La Suède demeure un pays plus à gauche comparé à la masse des pays européens, et les Suédois restent en général attachés à une certaine tolérance. Cela ne peut être détruit en quelques mois. Et puis l’électorat suédois reste stable malgré quelques fluctuations. L’extrême droite avait là une occasion unique mais elle risque de plafonner vite. La vague de migrants est en diminution depuis un an et demi (la Suède a accueilli 400 000 demandes d’asile entre 2012 et 2017, un record en Europe rapporté au nombre d’habitants, ndlr). Il y aura une prise de conscience, celle que la catastrophe sur laquelle les populistes jouaient n’aura pas lieu. Pour résumer, il y a une progression préoccupante mais pas de danger. Il faut aussi noter qu’en Finlande, un parti assez similaire avait presque atteint le même score (17%), avant de chuter à 6 ou 7%, après avoir gouverné. La société suédoise tolère mal les inégalités et l’obsession des gens est de conserver leurs emplois et leur niveau de vie élevé. Et le jour où ils comprendront que les migrants n’y sont pour rien, l’extrême droite reculera. 

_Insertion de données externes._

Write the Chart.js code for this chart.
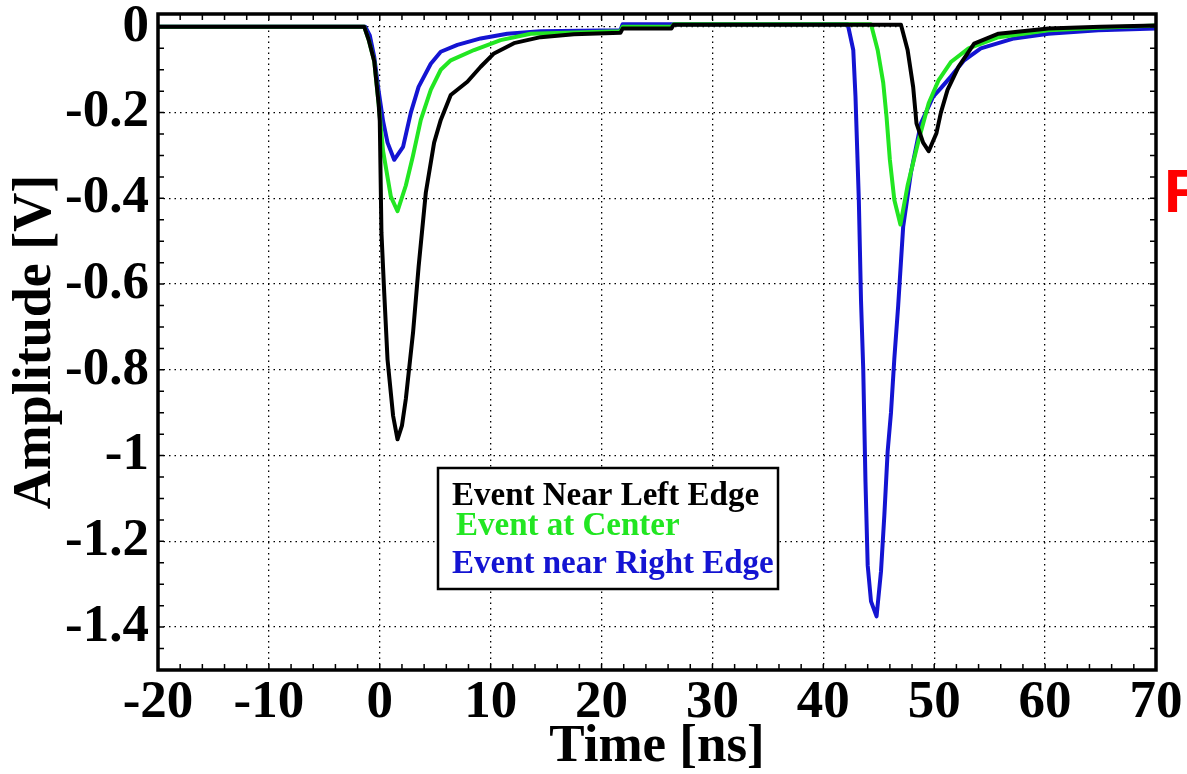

  • Comment voyez-vous les futures alliances ?  

Il est possible que la droite traditionnelle revienne au pouvoir mais cela s’annonce difficile. Les Modérés (principale formation de droite conservatrice, ndlr) ont fait une campagne où ils essayaient de se démarquer. Mais à l’intérieur, certains se disent que l’essentiel est de battre les socio-démocrates et qu’ils doivent donc s’allier à l’extrême droite. Une tactique dangereuse. Il est possible aussi que la coalition actuelle de gauche (Socio-démocrates du SAP et les Verts du MP, bénéficiant du soutien sans participation du Parti de gauche, ndlr) soit reconduite mais elle sera fragile car au sein d’elle, il n’y a pas d’entente sur tous les sujets. L’ancienne équipe va probablement conserver le pouvoir, mais ce n’est pas encore certain.

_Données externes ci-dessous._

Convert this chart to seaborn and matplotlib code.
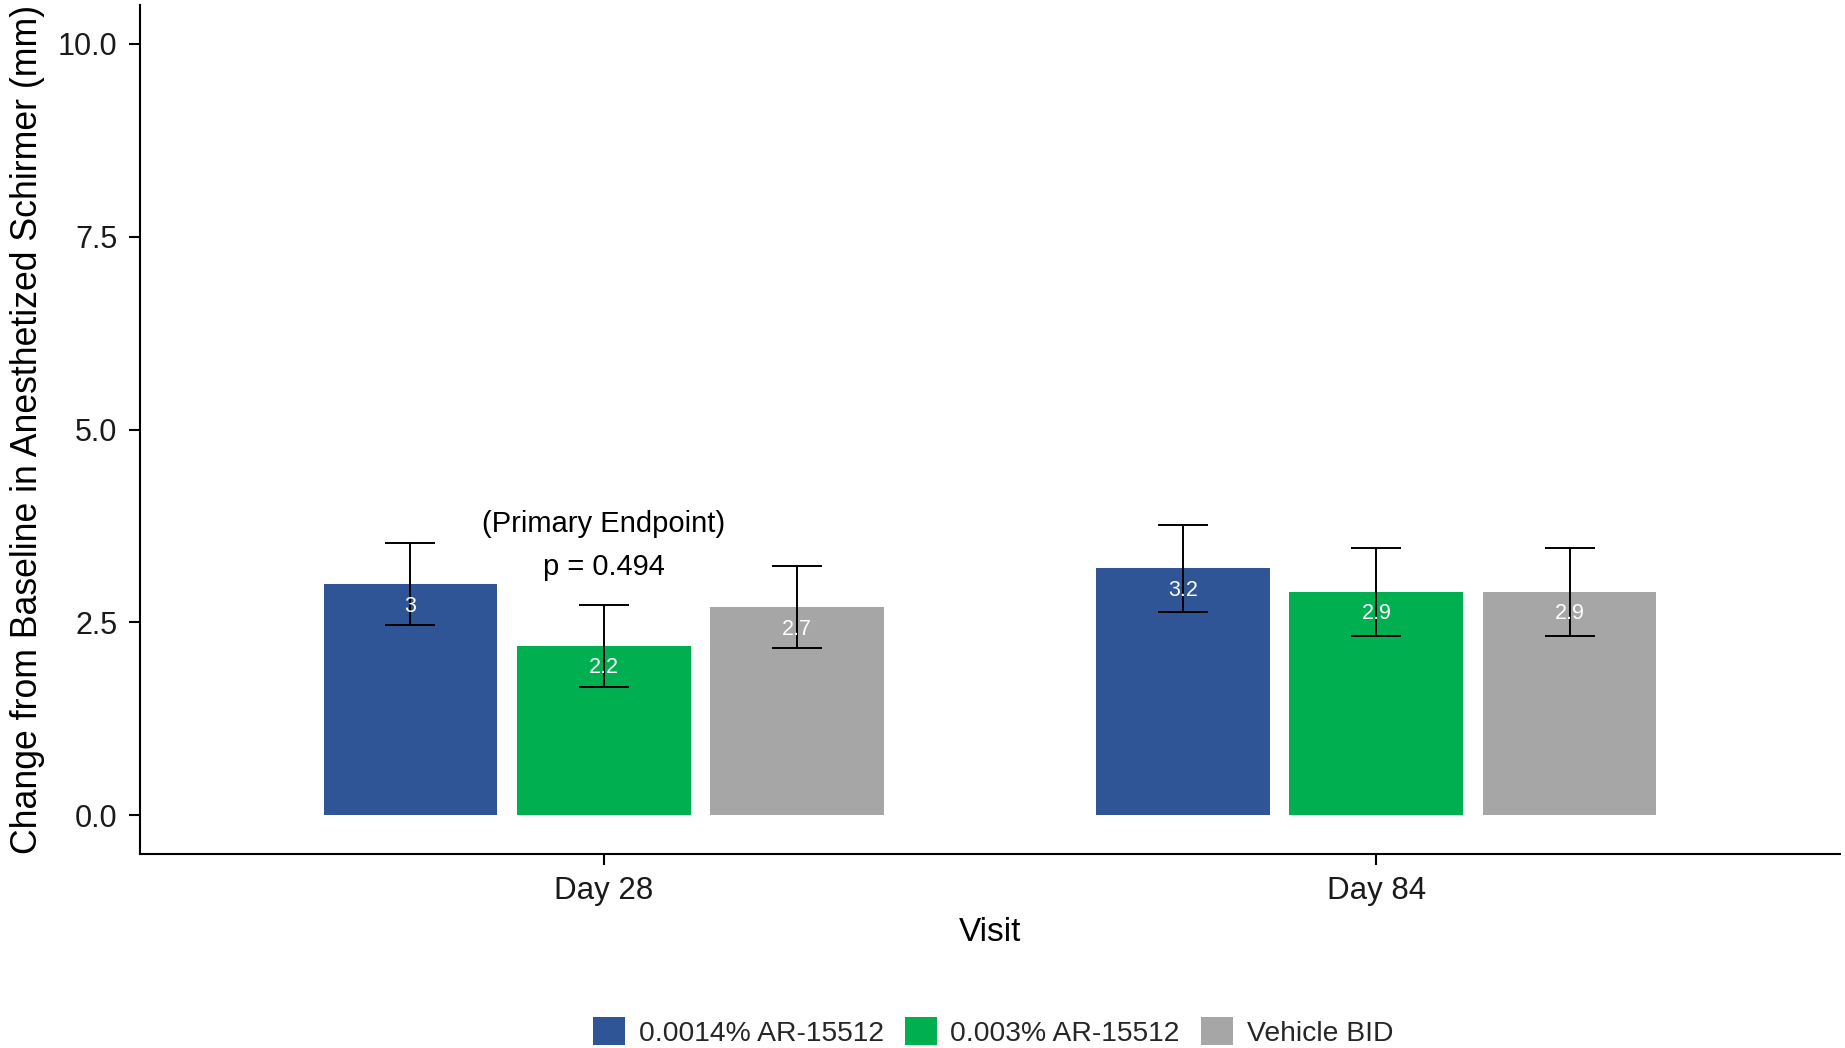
import matplotlib
matplotlib.use("Agg")
import matplotlib.pyplot as plt
import seaborn as sns
import pandas as pd

# --- data ---
visits = ["Day 28", "Day 84"]
treatments = ["0.0014% AR-15512", "0.003% AR-15512", "Vehicle BID"]
mean_day28 = [3.0, 2.2, 2.7]
mean_day84 = [3.2, 2.9, 2.9]
err_day28 = [0.53, 0.53, 0.53]
err_day84 = [0.56, 0.57, 0.57]
colors = ["#2F5597", "#00B050", "#A6A6A6"]
ytick_values = [0.0, 2.5, 5.0, 7.5, 10.0]
ytick_labels = ["0.0", "2.5", "5.0", "7.5", "10.0"]
annotation_lines = ["(Primary Endpoint)", "p = 0.494"]
annotation_y = [3.77, 3.22]

means = {"Day 28": mean_day28, "Day 84": mean_day84}
errs = {"Day 28": err_day28, "Day 84": err_day84}
rows = []
for v in visits:
    for t, m, e in zip(treatments, means[v], errs[v]):
        rows.append({"Visit": v, "Treatment": t, "Change": m, "SE": e})
df = pd.DataFrame(rows)

sns.set_theme(style="ticks")
plt.rcParams["font.family"] = ["Liberation Sans", "DejaVu Sans"]

fig = plt.figure(figsize=(18.45, 10.48), dpi=100)
ax = fig.add_axes([0.07588, 0.18511, 0.92141, 0.81012])

sns.barplot(
    data=df, x="Visit", y="Change", hue="Treatment",
    order=visits, hue_order=treatments, palette=colors,
    width=0.75, gap=0.1, errorbar=None, linewidth=0,
    saturation=1, ax=ax,
)

# error bars and white value labels on each bar
for container, t in zip(ax.containers, treatments):
    for bar, v in zip(container, visits):
        row = df[(df.Visit == v) & (df.Treatment == t)].iloc[0]
        xc = bar.get_x() + bar.get_width() / 2
        ax.errorbar(xc, row.Change, yerr=row.SE, fmt="none", ecolor="black",
                    elinewidth=1.4, capsize=18.3, capthick=1.4, zorder=3)
        ax.text(xc, row.Change - 0.29, f"{row.Change:g}", ha="center",
                va="center", color="white", fontsize=15.5, zorder=4)

# annotation above the Day 28 group
for txt, yy in zip(annotation_lines, annotation_y):
    ax.text(0, yy, txt, ha="center", va="center", fontsize=21, color="black")

ax.set_xlim(-0.6, 1.6)
ax.set_ylim(-0.5, 10.5)
ax.set_yticks(ytick_values)
ax.set_yticklabels(ytick_labels)

ax.set_xlabel("Visit", fontsize=24, color="black", va="center")
ax.set_ylabel("Change from Baseline in Anesthetized Schirmer (mm)",
              fontsize=25.7, color="black", va="center")
ax.xaxis.set_label_coords(0.5, -0.092)
ax.yaxis.set_label_coords(-0.066, 0.5)

ax.tick_params(axis="both", length=8, width=1.5, color="black",
               labelcolor="#1a1a1a")
ax.tick_params(axis="y", labelsize=22, pad=8.4)
ax.tick_params(axis="x", labelsize=22.5, pad=7.5)

for side in ["top", "right"]:
    ax.spines[side].set_visible(False)
for side in ["left", "bottom"]:
    ax.spines[side].set_linewidth(1.5)
    ax.spines[side].set_color("black")

handles, labels = ax.get_legend_handles_labels()
ax.get_legend().remove()
fig.legend(handles, labels, loc="center", bbox_to_anchor=(0.5382, 0.0153),
           ncol=3, frameon=False, fontsize=20.3, handlelength=1.15,
           handleheight=1.15, handletextpad=0.47, columnspacing=0.75,
           borderpad=0, borderaxespad=0)

fig.savefig("out.png", dpi=100)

  • La gauche devra-t-elle faire des concessions à droite alors ?

Très difficile, car les socio-démocrates ont des alliés à leur gauche : les Verts et le Parti de gauche, des anciens communistes. Dur d’imaginer des concessions pour l’extrême droite sauf à se passer de ses alliés à sa gauche.  Ou alors ils forment une large coalition sur le modèle allemand (l’Union chrétienne-démocrate CUD, l’Union chrétienne-sociale en Bavière CSU et le Parti social-démocrate SPD, ndlr) mais je n’y crois pas. La social-démocratie en Suède est plus à gauche que celle en Allemagne. Il y aura peut-être un débat autour de l’immigration mais le SD ne va pas dicter la loi. En revanche, si la droite prend le pouvoir, elle aura besoin, dans ce cas, d’un parti fort. Et sera donc contrainte à faire des concessions.

  • Et si les partis n’arrivent pas à former une majorité ?

On pourrait assister à un gouvernement minoritaire qui navigue à vue. Les socio-démocrates en Suède y sont habitués car ils ont déjà gouverné de manière minoritaire dans les années 1920. Si c’est la droite, elle aura trop peu de députés et son gouvernement serait encore plus minoritaire.